Some 90 percent of all Web-connected devices will have consumer cloud services tucked into them by the end of 2013, the better to help Web surfers quench their desire to store, synch, stream and share content from any device or platform.
That’s the postulation from researcher Gartner, which defines the “personal cloud” as a system that allows consumers to seamlessly store, sync, stream and share content across devices including smartphones, media tablets, televisions and PCs connected to the Web.
Where can one find such a company that enables services that stretch across multiple devices, platforms and services? There are a handful, including Google (NASDAQ:GOOG), Apple (NASDAQ:AAPL), Microsoft (NASDAQ:MSFT), Amazon (NASDAQ:AMZN) and Netflix. Google hopes to become the biggest practitioner of this.
On March 6, the same day Gartner released its report, Google rebranded its core digital content services as Google Play. Play compresses the company’s digital music, movie, book and application content services into one portal.
It’s a new approach for Google, which has trucked in cloud computing for more than a decade since building its search engine. Google Search shuttles data to and from users’ computers on the back of the 1 million-plus computer servers the company employs.

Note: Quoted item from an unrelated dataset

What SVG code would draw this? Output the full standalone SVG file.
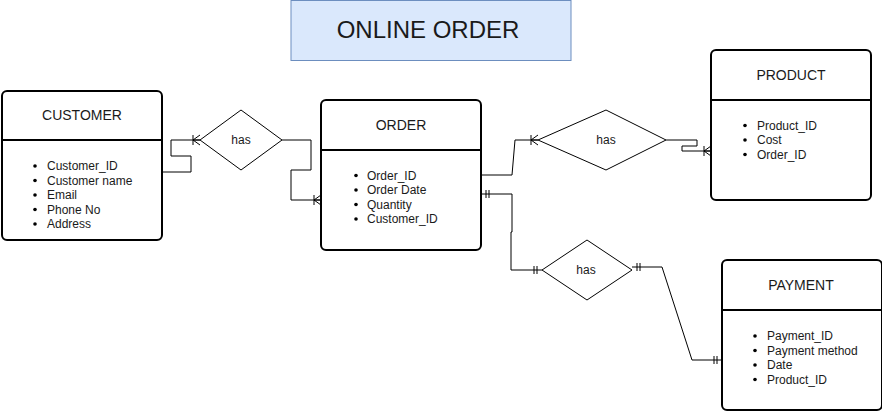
<svg xmlns="http://www.w3.org/2000/svg" width="882" height="412" viewBox="0 0 882 412">
<style>
text{font-family:"Liberation Sans",Arial,sans-serif;fill:#1a1a1a}
.box{fill:#fff;stroke:#000;stroke-width:2}
.div{stroke:#000;stroke-width:2}
.hd{font-size:14px;text-anchor:middle}
.it{font-size:12px}
.dot{fill:#000}
.dia{fill:#fff;stroke:#000;stroke-width:1}
.lbl{font-size:12px;text-anchor:middle}
.c{fill:none;stroke:#000;stroke-width:1}
</style>
<defs>
<marker id="many" markerUnits="userSpaceOnUse" viewBox="-10 -6 11 12" refX="0" refY="0" markerWidth="11" markerHeight="12" orient="auto-start-reverse">
<path d="M-7,-5V5M-7,0L0,-5M-7,0L0,5M-7,0H0" fill="none" stroke="#000" stroke-width="1"/>
</marker>
<marker id="one" markerUnits="userSpaceOnUse" viewBox="-10 -6 11 12" refX="0" refY="0" markerWidth="11" markerHeight="12" orient="auto-start-reverse">
<path d="M-8,-4V4M-5,-4V4" fill="none" stroke="#000" stroke-width="1"/>
</marker>
</defs>
<rect width="882" height="412" fill="#fff"/>
<g id="title">
<rect x="291" y="0.5" width="280" height="60" fill="#dae8fc" stroke="#6c8ebf" stroke-width="1"/>
<text x="428" y="38" font-size="24" text-anchor="middle">ONLINE ORDER</text>
</g>
<g id="connectors">
<path class="c" d="M162,172H191V156H171V140H200" marker-end="url(#many)"/>
<path class="c" d="M282,140H311V170H291V200H321" marker-end="url(#many)"/>
<path class="c" d="M481,175H512L515,140H538" marker-end="url(#many)"/>
<path class="c" d="M666,140H697V146H682V151H711" marker-end="url(#many)"/>
<path class="c" d="M481,194H512V232H511V270H542" marker-start="url(#one)" marker-end="url(#one)"/>
<path class="c" d="M632,267H662L692,360H722" marker-start="url(#one)" marker-end="url(#one)"/>
</g>
<g id="customer">
<rect class="box" x="2" y="91" width="160" height="149" rx="5"/>
<line class="div" x1="2" y1="140" x2="162" y2="140"/>
<text class="hd" x="82" y="120">CUSTOMER</text>
<circle class="dot" cx="35" cy="166" r="1.8"/><text class="it" x="47" y="170">Customer_ID</text>
<circle class="dot" cx="35" cy="180.5" r="1.8"/><text class="it" x="47" y="184.5">Customer name</text>
<circle class="dot" cx="35" cy="195" r="1.8"/><text class="it" x="47" y="199">Email</text>
<circle class="dot" cx="35" cy="209.5" r="1.8"/><text class="it" x="47" y="213.5">Phone No</text>
<circle class="dot" cx="35" cy="224" r="1.8"/><text class="it" x="47" y="228">Address</text>
</g>
<g id="has1">
<polygon class="dia" points="200,140 241,110 282,140 241,170"/>
<text class="lbl" x="241" y="144">has</text>
</g>
<g id="order">
<rect class="box" x="321" y="100" width="160" height="150" rx="5"/>
<line class="div" x1="321" y1="150" x2="481" y2="150"/>
<text class="hd" x="401" y="130">ORDER</text>
<circle class="dot" cx="356" cy="175.5" r="1.8"/><text class="it" x="367" y="179.5">Order_ID</text>
<circle class="dot" cx="356" cy="190" r="1.8"/><text class="it" x="367" y="194">Order Date</text>
<circle class="dot" cx="356" cy="204.5" r="1.8"/><text class="it" x="367" y="208.5">Quantity</text>
<circle class="dot" cx="356" cy="219" r="1.8"/><text class="it" x="367" y="223">Customer_ID</text>
</g>
<g id="has2">
<polygon class="dia" points="538,140 606,110 666,140 606,170"/>
<text class="lbl" x="606" y="144">has</text>
</g>
<g id="product">
<rect class="box" x="711" y="50" width="160" height="150" rx="5"/>
<line class="div" x1="711" y1="100" x2="871" y2="100"/>
<text class="hd" x="791" y="80">PRODUCT</text>
<circle class="dot" cx="745" cy="125.5" r="1.8"/><text class="it" x="757" y="129.5">Product_ID</text>
<circle class="dot" cx="745" cy="140" r="1.8"/><text class="it" x="757" y="144">Cost</text>
<circle class="dot" cx="745" cy="154.5" r="1.8"/><text class="it" x="757" y="158.5">Order_ID</text>
</g>
<g id="has3">
<polygon class="dia" points="542,270 587,240 632,270 587,300"/>
<text class="lbl" x="586" y="274">has</text>
</g>
<g id="payment">
<rect class="box" x="722" y="260" width="160" height="150" rx="5"/>
<line class="div" x1="722" y1="310" x2="882" y2="310"/>
<text class="hd" x="801" y="290">PAYMENT</text>
<circle class="dot" cx="755" cy="336" r="1.8"/><text class="it" x="767" y="340">Payment_ID</text>
<circle class="dot" cx="755" cy="350.5" r="1.8"/><text class="it" x="767" y="354.5">Payment method</text>
<circle class="dot" cx="755" cy="365" r="1.8"/><text class="it" x="767" y="369">Date</text>
<circle class="dot" cx="755" cy="379.5" r="1.8"/><text class="it" x="767" y="383.5">Product_ID</text>
</g>
</svg>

However, the company has also made a habit of releasing Web applications that were walled off from one another. Google Music and Google Movies were housed in separate Web destinations from the Android Market. No longer, with Google Play.
This content will be accessible via Android smartphones and tablets from this Google Play Store application, set to replace the Android Market app.

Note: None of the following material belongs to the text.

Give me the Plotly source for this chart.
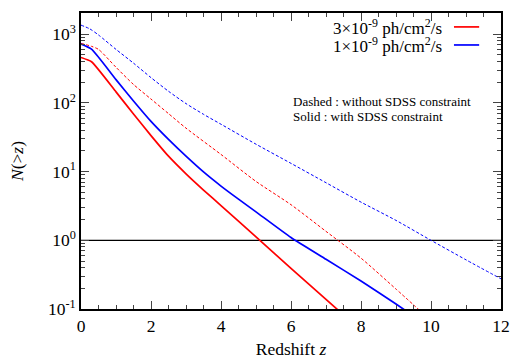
import plotly.graph_objects as go

# Data
z_red_solid = [0, 0.3, 1, 1.5, 2, 2.5, 3, 3.5, 4, 5, 6, 7, 7.4]
n_red_solid = [460, 398, 145, 69, 33.5, 16.8, 9.3, 5.4, 3.2, 1.12, 0.39, 0.138, 0.091]

z_blue_solid = [0, 0.3, 1, 1.5, 2, 2.5, 3, 3.5, 4, 4.5, 5, 6, 7, 8, 9, 9.3]
n_blue_solid = [719, 607, 219, 107, 54, 29.5, 16.8, 9.9, 6.17, 3.98, 2.6, 1.1, 0.53, 0.255, 0.118, 0.093]

z_red_dashed = [0, 0.3, 0.5, 1, 1.5, 2, 2.5, 3, 4, 5, 6, 7, 8, 9, 9.7]
n_red_dashed = [738, 668, 603, 331, 186, 114, 70, 43, 17.8, 7.2, 3.3, 1.35, 0.55, 0.195, 0.093]

z_blue_dashed = [0, 0.25, 0.5, 1, 1.5, 2, 2.5, 3, 3.5, 4, 5, 6, 7, 8, 9, 10, 11, 12]
n_blue_dashed = [1360, 1200, 977, 603, 380, 234, 148, 98, 68.4, 49, 25.1, 13.2, 6.9, 3.6, 1.95, 1.0, 0.52, 0.275]

ref_z = [0, 12]
ref_n = [1, 1]

y_tickvals = [0.1, 1, 10, 100, 1000]
y_ticktext = ["10<sup>-1</sup>", "10<sup>0</sup>", "10<sup>1</sup>", "10<sup>2</sup>", "10<sup>3</sup>"]
x_tickvals = [0, 2, 4, 6, 8, 10, 12]

legend_labels = ["3×10<sup>-9</sup> ph/cm<sup>2</sup>/s", "1×10<sup>-9</sup> ph/cm<sup>2</sup>/s"]
RED = "#ff0000"
BLUE = "#0000ff"
FONT = "Liberation Serif"
axis_font = dict(family=FONT, size=17.5, color="black")

fig = go.Figure()
fig.add_trace(go.Scatter(x=ref_z, y=ref_n, mode="lines", line=dict(color="black", width=1.3), showlegend=False))
fig.add_trace(go.Scatter(x=z_blue_dashed, y=n_blue_dashed, mode="lines",
                         line=dict(color=BLUE, width=1, dash="3px,2px", shape="spline", smoothing=0.7),
                         showlegend=False))
fig.add_trace(go.Scatter(x=z_red_dashed, y=n_red_dashed, mode="lines",
                         line=dict(color=RED, width=1, dash="3px,2px", shape="spline", smoothing=0.7),
                         showlegend=False))
fig.add_trace(go.Scatter(x=z_blue_solid, y=n_blue_solid, mode="lines",
                         line=dict(color=BLUE, width=1.7, shape="spline", smoothing=0.5), showlegend=False))
fig.add_trace(go.Scatter(x=z_red_solid, y=n_red_solid, mode="lines",
                         line=dict(color=RED, width=1.7, shape="spline", smoothing=0.5), showlegend=False))

# Legend (text left of line sample, as in the reference)
for i, (lab, col) in enumerate(zip(legend_labels, [RED, BLUE])):
    ypos = 0.953 - i * 0.061
    fig.add_annotation(x=0.864, y=ypos, xref="paper", yref="paper", text=lab, showarrow=False,
                       xanchor="right", yanchor="middle", font=dict(family=FONT, size=17, color="black"))
    fig.add_shape(type="line", xref="paper", yref="paper", x0=0.888, x1=0.948, y0=ypos, y1=ypos,
                  line=dict(color=col, width=1.7))

fig.add_annotation(x=0.50, y=0.70, xref="paper", yref="paper", text="Dashed : without SDSS constraint",
                   showarrow=False, xanchor="left", yanchor="middle", font=dict(family=FONT, size=13, color="black"))
fig.add_annotation(x=0.50, y=0.65, xref="paper", yref="paper", text="Solid : with SDSS constraint",
                   showarrow=False, xanchor="left", yanchor="middle", font=dict(family=FONT, size=13, color="black"))

fig.update_layout(
    template="none",
    width=511, height=360,
    margin=dict(l=81, r=10, t=13, b=51),
    paper_bgcolor="white", plot_bgcolor="white",
    font=dict(family=FONT, size=17.5, color="black"),
    xaxis=dict(range=[0, 12], tickvals=x_tickvals, ticks="inside", ticklen=8, tickwidth=1.2,
               tickfont=axis_font,
               showline=True, linecolor="black", linewidth=1.5, mirror="ticks", showgrid=False, zeroline=False,
               title=dict(text="Redshift <i>z</i>", font=axis_font, standoff=8),
               minor=dict(dtick=0.5, ticks="inside", ticklen=4, tickwidth=1, showgrid=False)),
    yaxis=dict(type="log", range=[-1, 3.31], tickvals=y_tickvals, ticktext=y_ticktext,
               ticks="inside", ticklen=8, tickwidth=1.2, tickfont=axis_font,
               showline=True, linecolor="black", linewidth=1.5, mirror="ticks", showgrid=False, zeroline=False,
               title=dict(text="<i>N</i>(&gt;<i>z</i>)", font=axis_font, standoff=20),
               minor=dict(dtick="D1", ticks="inside", ticklen=4, tickwidth=1, showgrid=False)),
)

fig.write_html("out.html", config={"displayModeBar": False},
               post_script="document.body.style.margin='0';")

Users can, for example, purchase and watch a movie from Google via their computer, and continue watching it on their Samsung Galaxy Tab tablet or Motorola Droid Razr smartphone. The movie will pick up right where the viewer left off.
Consumers will purchase content through Google Wallet, which used to be called Google Checkout. This is a big move for Google, which has watched Amazon, Apple and others consolidate their own Web services through a singular purchase funnel.
“The shift to the personal cloud will accelerate rapidly in 2012 as consumers learn how to use new services on their devices,” wrote Gartner analyst Andrew Johnson in a statement. “As cloud services become part of people’s lives, device vendors and platform providers must integrate cloud services in order to win customers in 2012 or risk being displaced by those that offer these services.”
The timing is certainly right. Gartner estimates that consumers will spend some $2.2 trillion U.S. dollars on digital technology products and services this year, a figure that could rise to $2.8 trillion worldwide on connected devices, the services that run them and content that is transferred through them.
However, Johnson warned that Google, Apple, Amazon and others must be ready to adapt to consumers’ changing desires. Johnson recommends companies make personal cloud services a core part of their development efforts and educate consumers about new services.
And, of course, cloud service enablers must preserve consumers’ privacy and security needs.